Но как ни оригинальна и ни миловидна внутренняя отделка эмирова дворца, все-таки далеко ей до настоящей восточной роскоши и настоящего восточного изя-щества каирских и стамбульских дворцов. Все-таки сейчас чувствуется, что это не обиталище какого-нибудь халифа или султана богатой и сильной страны, а жилище полукочевого хана, вождя грубых халатников и такого же халатника, как они, чуждого утонченным вкусам араба…
Мы добросовестно обегали все анфилады пустых комнат, облазали все мезонины и чердачки, все террасы и галереи дворцовых флигелей. Толпа праздных слуг всюду провожала нас. Водивший нас смотритель дворца, почтенный седой бородач, то и дело кланялся нам, прикладывая руку к сердцу, и, расставаясь с нами, извинялся в самых горячих выражениях, что перваначи-беги (нечто вроде министра иностранных дел), не предупрежденный заранее о нашем приезде, не мог распорядиться об угощении нас обычным дастарханом. Пришлось одарить русскими рублями не только дворцовых слуг, но и дворцовое начальство, которое, несмотря на сановитость свою, с большим почтением и удовольствием приняло наш скромный дар».
В Самарканде С. М. Прокудин-Горский сделал не менее выразительные снимки, чем в Бухаре. Правда, его интерес сосредоточился на древних памятниках, а вот «европейская» часть не удостоилась внимания фотографа. Зато на интересный контраст обратил внимание композитор и собиратель песен каторжан В. Н. Гартевельд, довольно интересно описавший свое посещение Самарканда:
«Тут вы уже стоите на исторической почве, где земля, может быть, оттого так плодородна, что веками удобрялась людской кровью.

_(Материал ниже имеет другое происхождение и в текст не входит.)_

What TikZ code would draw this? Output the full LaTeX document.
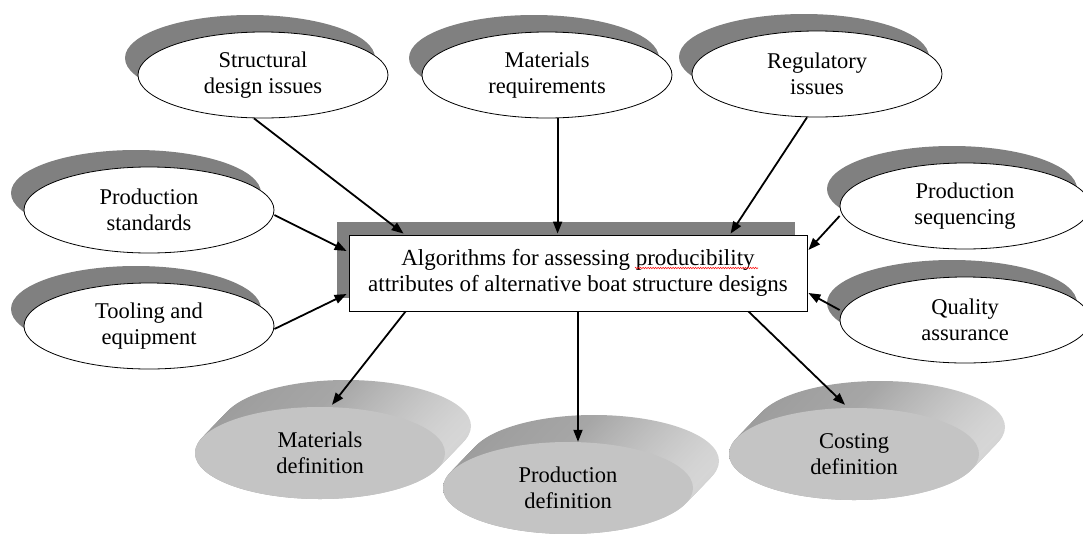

Но оставим в стороне поэзию и вернемся к прозе.
Самарканд столица и главный город Самаркандской области.
Город, конечно, делится на русскую и азиатскую части, и население его равняется (около) 60 тысяч душ – 20 тысяч русских и 40 тысяч туземцев.
Климат великолепный, но летние жары достигают 40 °C в тени…
В конце февраля все уже цветет.
Растительность богатая и роскошная, и почти все русские обитатели занимаются садоводством.
Проживает здесь начальник области, и имеется, конечно, масса правительственных учреждений.
Есть Общественное собрание и городской театр.
С вокзала я проехал прямо в гостиницу (первую в городе), где драли с меня немилосердно и отвратительно кормили. Хороших ресторанов в городе нет ни одного, но зато есть недурная кондитерская, в которой кофе и пирожками я старался вознаградить себя за отсутствующий обед.
(Я, конечно, все время говорю пока о русской части Самарканда.)
Вечером я пошел в городской театр и, должен признаться, что никому не посоветую попасть в этот „Храм муз“.
Дело в том, что в январе месяце в Самарканде бывает весьма холодно, и я в театре чуть было не замерз, так как театр деревянный и, при этом, почти не отап-ливаемый. Кроме того, он построен в какой-то яме, где, как мне говорили, прежде было болото. Публика (я и еще человек тридцать товарищей по несчастью) сидела в калошах и шубах и стучала зубами все время, точно кастаньетами.